A Parigi, in ogni caso, si seguono gli avvenimenti di quel fine settimana con molta attenzione. Il generale Denis Favier, direttore della Direzione generale della gendarmeria nazionale (DGGN) invia numerosi messaggi ai responsabili presenti a Sivens. Diversi media hanno tracciato un ritratto lusinghiero di questo militare “vicino ai suoi uomini”, che si sono sempre espressi benissimo riguardo a questo “eroe della gendarmeria”. Favier è stato anche consigliere della gendarmeria da giugno 2012 a aprile 2013 con Manuel Valls allora ministro dell’Interno. Ed è stato di recente nominato “responsabile della sicurezza” per il gruppo Total.

Ma torniamo all’autunno del 2014. Denis Favier è ancora alla testa della Direzione generale della gendarmeria nazionale (DGGN) e risponde a Bernard Cazeneuve, che ha rimpiazzato Valls alla direzione del ministero dell’Interno. Diventato primo ministro, Valls dichiara guerra ai manifestanti di Sivens. Non intende assistere al nascere di una seconda Notre-Dame-des-Landes nel sud-ovest della Francia. Inoltre, Valls ha da sempre appoggiato il progetto della diga, in particolare durante il discorso del 6 settembre 2014 davanti al congresso dei giovani agricoltori in Gironda, dove afferma aver “resistito per la diga di Sivens […]. La mia politica vuole sbloccare questo paese”.

 

Cosa fa la giustizia?
Da allora, resta un interrogativo: il mantenimento dell’ordine a Sivens è stato direttamente pilotato dal Primo ministro e dai suoi uomini, tra cui il direttore generale della gendarmeria nazionale, in collaborazione con il Ministero dell’Interno?

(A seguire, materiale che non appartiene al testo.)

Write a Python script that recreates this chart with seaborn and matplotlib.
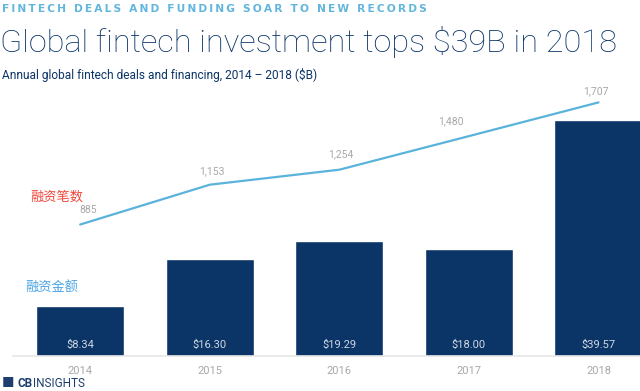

L’inchiesta sulla morte di Rémi Fraisse non è di certo in dirittura d’arrivo. Nonostante mesi d’istruttoria, restano ancora tante domande senza risposta sul decesso di un ragazzo colpevole solo d’aver partecipato a un raduno militante il 25 ottobre 2014, nel Tarn.

Lo scorso 1° luglio, il tribunale amministrativo di Tolosa si è espresso sul progetto della diga di Sivens. La giustizia ha annullato tre punti fondamentali tra cui la dichiarazione di utilità pubblica del progetto. I lavori iniziati erano totalmente illegali. Rémi Fraisse è stato ucciso sul sito di un progetto illegale. La giustizia penale ne terrà conto?